The report is an in-depth survey of Samhita GoodCSR’s network of 2,800 nonprofit organizations about their funding sources, resource development methods, donor engagement strategies, and efforts to build a base of life-long donors.
Funding Map
This is the second level of funding data that has been displayed in a brilliant manner by the great minds at Candid. The section takes you to the portal - Foundation Maps which is better displayed on the web. This is also the business side of Candid with respect to the data visualisation it is providing.
The below snapshot geolocations of recipients in the State of Maharastra for Health Care Access. You can click on the geolocations and get more recipient details.
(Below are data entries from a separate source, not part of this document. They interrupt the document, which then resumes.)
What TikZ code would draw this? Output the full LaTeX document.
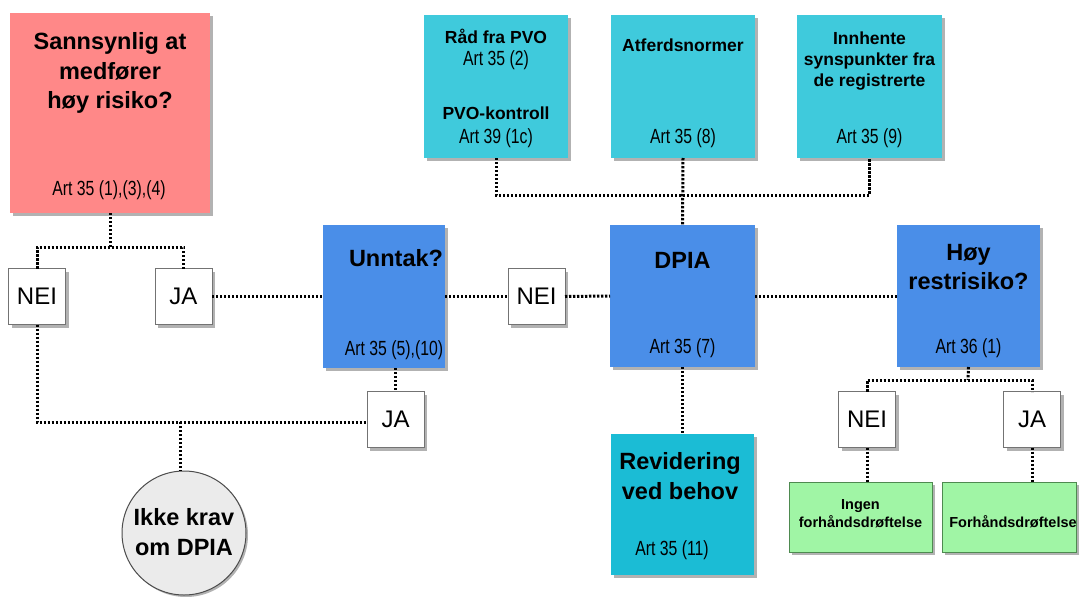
\documentclass[tikz,border=0pt]{standalone}
\usepackage{fontspec}
\setmainfont{Liberation Sans}
\newfontfamily\narrowfont{Liberation Sans}[FakeStretch=0.77]
\usetikzlibrary{shadows}
\definecolor{riskred}{HTML}{FF8888}
\definecolor{cyanbox}{HTML}{3FCADC}
\definecolor{revcyan}{HTML}{1BBCD5}
\definecolor{bluebox}{HTML}{4A8EE8}
\definecolor{greenbox}{HTML}{A0F5A5}
\definecolor{greenline}{HTML}{4E8A50}
\definecolor{circfill}{HTML}{EBEBEB}
\tikzset{
  box/.style={rectangle, inner sep=0pt, outer sep=0pt, draw=none,
    drop shadow={shadow xshift=3pt, shadow yshift=-3pt, fill=black, opacity=0.3}},
  redbox/.style={box, fill=riskred},
  cybox/.style={box, fill=cyanbox},
  revbox/.style={box, fill=revcyan},
  blbox/.style={box, fill=bluebox},
  ynbox/.style={box, fill=white, draw=black!55, line width=0.8pt, minimum width=57pt, minimum height=56pt},
  grbox/.style={box, fill=greenbox, draw=greenline, line width=0.8pt, minimum height=70pt},
  endcirc/.style={circle, inner sep=0pt, outer sep=0pt, fill=circfill, draw=black!70, line width=1pt, minimum size=124pt,
    drop shadow={shadow xshift=2pt, shadow yshift=-2pt, fill=black, opacity=0.3}},
  bigt/.style={inner sep=0pt, align=center, font=\bfseries\fontsize{23.5}{29.5}\selectfont},
  midt/.style={inner sep=0pt, align=center, font=\bfseries\fontsize{17.5}{21}\selectfont},
  smallt/.style={inner sep=0pt, align=center, font=\bfseries\fontsize{14.5}{18}\selectfont},
  artt/.style={inner sep=0pt, align=center, font=\narrowfont\fontsize{20.5}{24}\selectfont},
  ynt/.style={inner sep=0pt, font=\fontsize{24}{28}\selectfont},
  dots/.style={draw=black, line width=3pt, dash pattern=on 2.4pt off 1.6pt}
}
\begin{document}
\begin{tikzpicture}[x=1pt,y=-1pt]
\useasboundingbox[fill=white] (0,0) rectangle (1079,597);

% boxes
\node[redbox, minimum width=200pt, minimum height=200pt] (risk) at (110,113) {};
\node[cybox, minimum width=144pt, minimum height=143pt] (pvo) at (496,86.5) {};
\node[cybox, minimum width=144pt, minimum height=143pt] (atf) at (683,86.5) {};
\node[cybox, minimum width=145pt, minimum height=143pt] (inn) at (869.5,86.5) {};
\node[ynbox] (nei1) at (37,296.5) {};
\node[ynbox] (ja1) at (183.5,296.5) {};
\node[blbox, minimum width=122pt, minimum height=143pt] (unn) at (384,296.5) {};
\node[ynbox] (nei2) at (536.5,296.5) {};
\node[blbox, minimum width=145pt, minimum height=142pt] (dpia) at (682.5,296) {};
\node[blbox, minimum width=143pt, minimum height=142pt] (hoy) at (968.5,296) {};
\node[ynbox] (ja2) at (395.5,419.5) {};
\node[ynbox] (nei3) at (867,419.5) {};
\node[ynbox] (ja3) at (1032,419.5) {};
\node[revbox, minimum width=143pt, minimum height=141pt] (rev) at (682.5,504.5) {};
\node[grbox, minimum width=143pt] (g1) at (860.5,517) {};
\node[grbox, minimum width=134pt] (g2) at (1009,517) {};
\node[endcirc] (circ) at (184,533) {};

% texts
\node[bigt] (risk-t) at (110,73) {Sannsynlig at\\medfører\\høy risiko?};
\node[artt] (risk-a) at (109,190) {Art 35 (1),(3),(4)};
\node[midt] (pvo-t1) at (496,36) {Råd fra PVO};
\node[artt] (pvo-a1) at (496,60) {Art 35 (2)};
\node[midt] (pvo-t2) at (496,113) {PVO-kontroll};
\node[artt] (pvo-a2) at (496,138) {Art 39 (1c)};
\node[midt] (atf-t) at (683,45) {Atferdsnormer};
\node[artt] (atf-a) at (683,138) {Art 35 (8)};
\node[midt] (inn-t) at (869.5,61) {Innhente\\synspunkter fra\\de registrerte};
\node[artt] (inn-a) at (869.5,138) {Art 35 (9)};
\node[bigt] (unn-t) at (396,258) {Unntak?};
\node[artt] (unn-a) at (394,350) {Art 35 (5),(10)};
\node[bigt] (dpia-t) at (682.5,260) {DPIA};
\node[artt] (dpia-a) at (682.5,348) {Art 35 (7)};
\node[bigt] (hoy-t) at (968.5,267) {Høy\\restrisiko?};
\node[artt] (hoy-a) at (968.5,348) {Art 36 (1)};
\node[ynt] at (nei1) {NEI};
\node[ynt] at (ja1) {JA};
\node[ynt] at (nei2) {NEI};
\node[ynt] at (ja2) {JA};
\node[ynt] at (nei3) {NEI};
\node[ynt] at (ja3) {JA};
\node[bigt] (rev-t) at (680,476) {Revidering\\ved behov};
\node[artt] (rev-a) at (672,550) {Art 35 (11)};
\node[smallt] (g1-t) at (860.5,514) {Ingen\\forhåndsdrøftelse};
\node[smallt] (g2-t) at (1013,522) {Forhåndsdrøftelse};
\node[bigt] (circ-t) at (184,532) {Ikke krav\\om DPIA};

% connectors
\coordinate (cTop) at (683,195);
\coordinate (cRisk) at (110,247);
\coordinate (cBot) at (180,422);
\coordinate (cHoy) at (968,380);

\draw[dots] (pvo.south) -- (pvo.south |- cTop) -- (inn.south |- cTop) -- (inn.south);
\draw[dots] (atf.south) -- (dpia.north);
\draw[dots] (risk.south) -- (cRisk);
\draw[dots] (nei1.north) -- (nei1.north |- cRisk) -- (ja1.north |- cRisk) -- (ja1.north);
\draw[dots] (ja1.east) -- (unn.west);
\draw[dots] (unn.east) -- (nei2.west);
\draw[dots] (nei2.east) -- (dpia.west);
\draw[dots] (dpia.east) -- (hoy.west);
\draw[dots] (ja2.north |- unn.south) -- (ja2.north);
\draw[dots] (nei1.south) -- (nei1.south |- cBot) -- (ja2.west |- cBot);
\draw[dots] (cBot) -- (cBot |- circ.north);
\draw[dots] (dpia.south) -- (rev.north);
\draw[dots] (hoy.south) -- (cHoy);
\draw[dots] (nei3.north) -- (nei3.north |- cHoy) -- (ja3.north |- cHoy) -- (ja3.north);
\draw[dots] (nei3.south) -- (nei3.south |- g1.north);
\draw[dots] (ja3.south) -- (ja3.south |- g2.north);
\end{tikzpicture}
\end{document}
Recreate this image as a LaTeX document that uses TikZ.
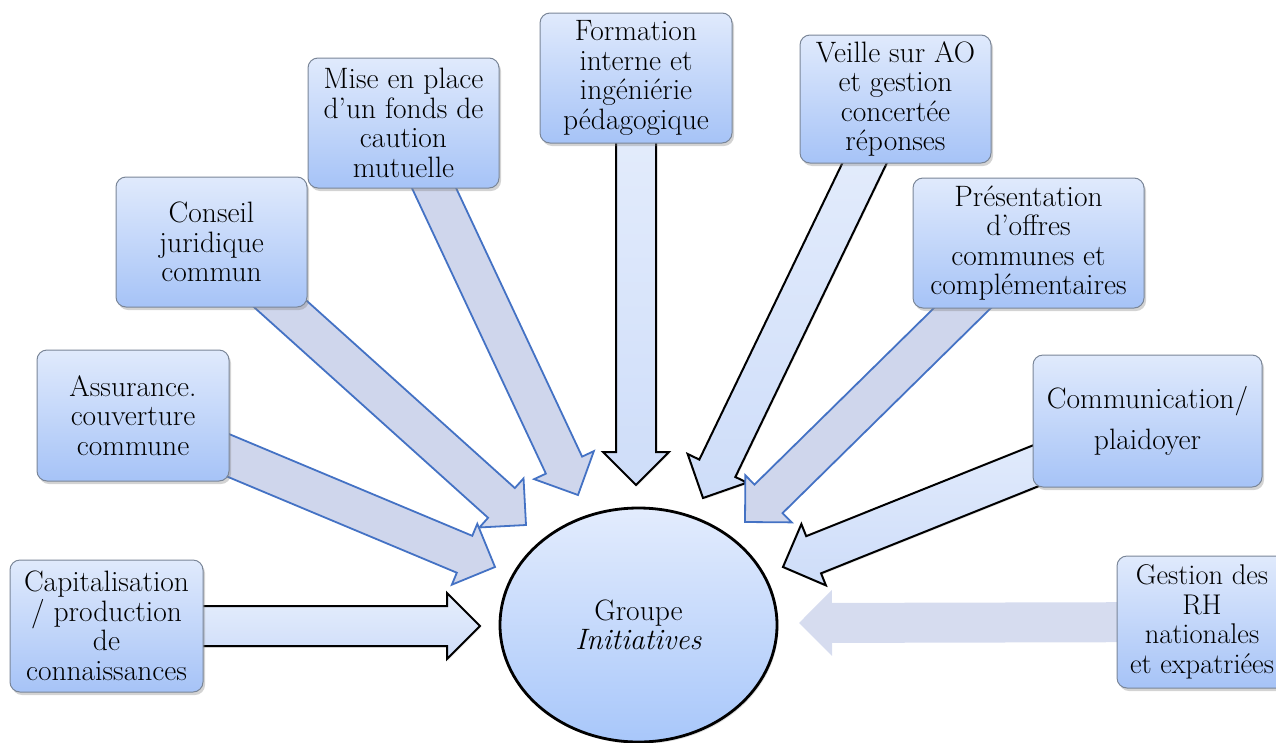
\documentclass[tikz,border=0pt]{standalone}
\usepackage{fontspec}
\usetikzlibrary{calc,shadows,backgrounds,shapes.geometric}
\definecolor{boxtop}{HTML}{E0EAFC}
\definecolor{boxbot}{HTML}{A6C3F7}
\definecolor{boxline}{HTML}{7A8698}
\definecolor{arrblue}{HTML}{4472C4}
\definecolor{arrlav}{HTML}{CFD6EC}
\definecolor{arrlighttop}{HTML}{E6EEFC}
\definecolor{arrlightbot}{HTML}{CEDDF9}
\definecolor{arrpale}{HTML}{D6DCEF}
\definecolor{elltop}{HTML}{E3ECFD}
\definecolor{ellbot}{HTML}{A8C7FA}
\newcommand\myfatarrow[3]{%
  \coordinate (ah) at ($(#3)!33pt!(#2)$);
  \path[#1] ($(#2)!20pt!90:(#3)$) -- ($(ah)!20pt!90:(#3)$) -- ($(ah)!33pt!90:(#3)$)
    -- (#3) -- ($(ah)!33pt!-90:(#3)$) -- ($(ah)!20pt!-90:(#3)$) -- ($(#2)!20pt!-90:(#3)$) -- cycle;
}
\begin{document}
\begin{tikzpicture}[x=1pt,y=-1pt,
  topic/.style={rounded corners=10pt, draw=boxline, line width=1pt,
    top color=boxtop, bottom color=boxbot, align=center, inner sep=0pt,
    minimum width=192pt, minimum height=130pt,
    font=\fontsize{29.5}{29.5}\selectfont,
    drop shadow={shadow xshift=2pt, shadow yshift=-3pt, opacity=0.35}},
  blackarr/.style={draw=black, line width=2pt, line join=miter,
    top color=arrlighttop, bottom color=arrlightbot,
    drop shadow={shadow xshift=1pt, shadow yshift=-1.5pt, opacity=0.2}},
  bluearr/.style={draw=arrblue, line width=1.8pt, line join=miter, fill=arrlav},
  palearr/.style={fill=arrpale},
  hub/.style={ellipse, draw=black, line width=2.8pt, top color=elltop, bottom color=ellbot,
    minimum width=277pt, minimum height=234pt, align=center, inner sep=0pt,
    font=\fontsize{29.5}{29}\selectfont,
    drop shadow={shadow xshift=1.5pt, shadow yshift=-2pt, opacity=0.25}}
]
\useasboundingbox (0,0) rectangle (1276,742);

% boxes
\node[topic, minimum width=193pt, minimum height=132pt] (b1) at (106.5,626)
  {Capitalisation\\ / production\\ de\\ connaissances};
\node[topic, minimum height=131pt] (b2) at (133,415.5) {Assurance.\\ couverture\\ commune};
\node[topic, minimum width=191pt] (b3) at (211.5,242) {Conseil\\ juridique\\ commun};
\node[topic, minimum width=191pt] (b4) at (403.5,123) {Mise en place\\ d'un fonds de\\ caution\\ mutuelle};
\node[topic] (b5) at (636,78) {Formation\\ interne et\\ ingéniérie\\ pédagogique};
\node[topic, minimum width=191pt, minimum height=128pt] (b6) at (895.5,99) {Veille sur AO\\ et gestion\\ concertée\\ réponses};
\node[topic, minimum width=231pt] (b7) at (1028.5,243) {Présentation\\ d'offres\\ communes et\\ complémentaires};
\node[topic, minimum width=229pt, minimum height=132pt] (b8) at (1147.5,421) {Communication/\\[11pt] plaidoyer};
\node[topic, minimum width=170pt, minimum height=132pt, font=\fontsize{28.5}{29.5}\selectfont] (b9) at (1202,622) {Gestion des\\ RH\\ nationales\\ et expatriées};

% hub
\node[hub] (g) at (638.5,625) {Groupe\\ \textit{Initiatives}};

% arrow tips
\coordinate (t1) at (480,626);
\coordinate (t2) at (495,567);
\coordinate (t3) at (526,525);
\coordinate (t4) at (578,495);
\coordinate (t5) at (636,485);
\coordinate (t6) at (703,498);
\coordinate (t7) at (745,522);
\coordinate (t8) at (783,567);
\coordinate (t9) at (799,623);

\begin{scope}[on background layer]
  \myfatarrow{palearr}{b9.center}{t9}
  \myfatarrow{blackarr}{b1.center}{t1}
  \myfatarrow{bluearr}{b3.center}{t3}
  \myfatarrow{bluearr}{b2.center}{t2}
  \myfatarrow{bluearr}{b4.center}{t4}
  \myfatarrow{blackarr}{b5.center}{t5}
  \myfatarrow{blackarr}{b6.center}{t6}
  \myfatarrow{bluearr}{b7.center}{t7}
  \myfatarrow{blackarr}{b8.center}{t8}
\end{scope}
\end{tikzpicture}
\end{document}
According to the data: Reliance Foundation was the biggest granter to the State Government in 2020 for COVID and health programs. The Ford Foundation gave to the organisation Men Against Violence and Abuse.
One can play extensively with the available data on who is giving, to whom, where, and how much. Even Nonprofits planning for their funding sources can study the data and pinpoint organisations to reach out. Candid just made the job easy within few clicks.
With all the merit the portal comes with its limitations. “We have very little data on grants made by Indian foundations; giving by Indian foundations is one of the largest gaps in the portal. Also, the number of grants reported in a year can vary widely as philanthropic actors’ data reporting may differ from year to year. As a result, we cannot run some much-needed key analysis, including trend analysis, of Indian philanthropy. In other words, the portal is as good as the data on it,” says Arif.
To overcome the challenges Candid is inviting Indian philanthropic actors to share their data.
“Not only because sharing data can enrich the portal for them but also because it can help the sector become a better version of itself.”
Makes more sense when the sector is trying its best to reveal its funding sources and working on bringing accountability. Even the Indian government is finally showing seriousness in regulating the foreign fund flow without accountability.